The New Definition of Unified Measurement
With all of the current challenges impacting marketing measurement, it is time to update the definition of Unified Measurement for our modern era, where marketers look for more flexibility, speed, future-proofing against data disruption and ultimately for agility. The new Unified Measurement must provide agility to address the needs of the business at the speed of the market and must be reliable now and also in the future when the consumer data sphere will be:
- More limited
- Less reliable
- And more risky
Moving away from the “how” to focus on “what” the marketing team will be able to do and “how” analytics will provide value to the enterprise, Unified Measurement will be defined as:
Agile Strategic Planning:
- Forward-looking strategic marketing budget planning
- Highly-flexible what-if media spend allocation scenarios
- Advanced optimizations across the entire marketing portfolio that account for all cross-channel effects of advertising (not just the channel silos)
- Rapid-cycle playbooks to the marketing team and partners for the most impactful investment strategies
- Controls for non-marketing factors to properly identify the incremental impacts of marketing investments
Agile Tactical & Actionable Measurement:
- Detailed campaign-level measurement for BOTH digital and traditional media campaigns, and the cross-channel impacts of each effort
- Rapid identification of performance lift across any KPI of importance (ROAS, ROMI, CPA, etc.) for any critical value (Revenue, Margin, Traffic, Acquisition, Loyalty, LTV, etc.)
- Actionable data and decisioning across critical dimensions such as geography, product types & taxonomies, customer segments, device types, creative treatments, ad formats, etc.

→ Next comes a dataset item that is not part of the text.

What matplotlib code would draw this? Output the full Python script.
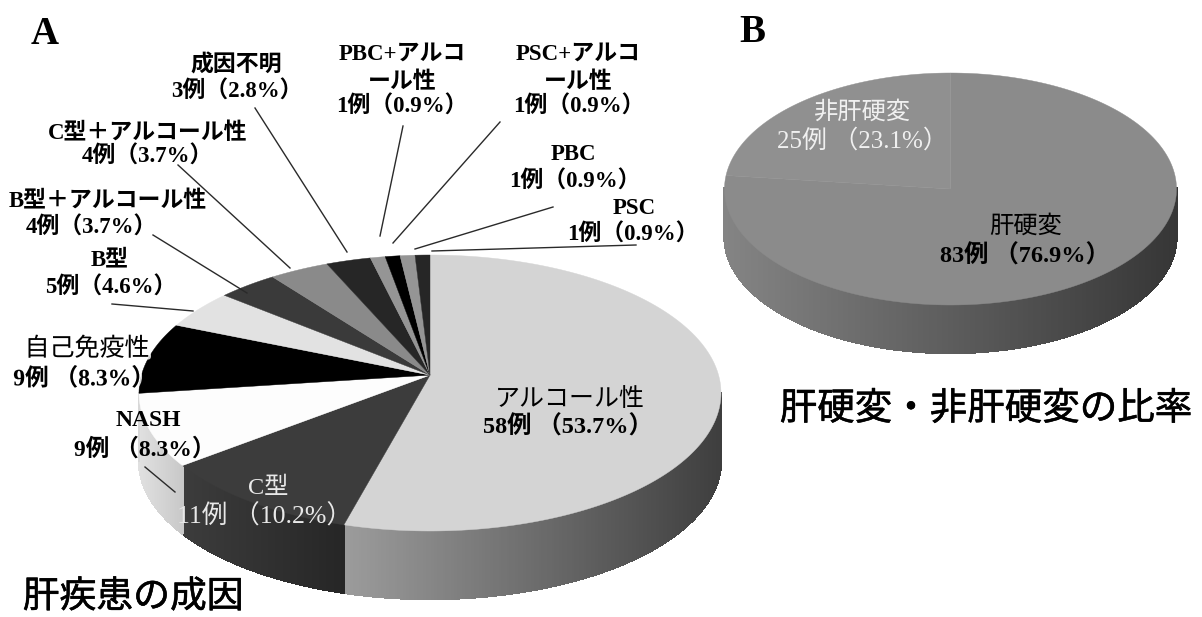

- Measurement of the total impact of a campaign across all online & offline outcomes
- Future-proof tactical measurement that doesn’t rely on consumer and cross-device tracking data
Agile Continuous Test & Learn Capability:
- Rapid measurement refreshes to support new campaign tests, channels and spend changes
- Ongoing persistent measurement across all channels to guide to the latest changes in market conditions and the performance shifts they are driving
- Tools and interfaces to track changes made to enable continuous scoring of results

With the new definition of Unified Measurement, we move away from older, failing methodologies especially since tracking-based attribution will no longer be a future-proof option for more tactical marketing measurement. Instead, the new Unified Measurement moves its focus to what matters most: driving continuous marketing and business performance improvement with agile analytics.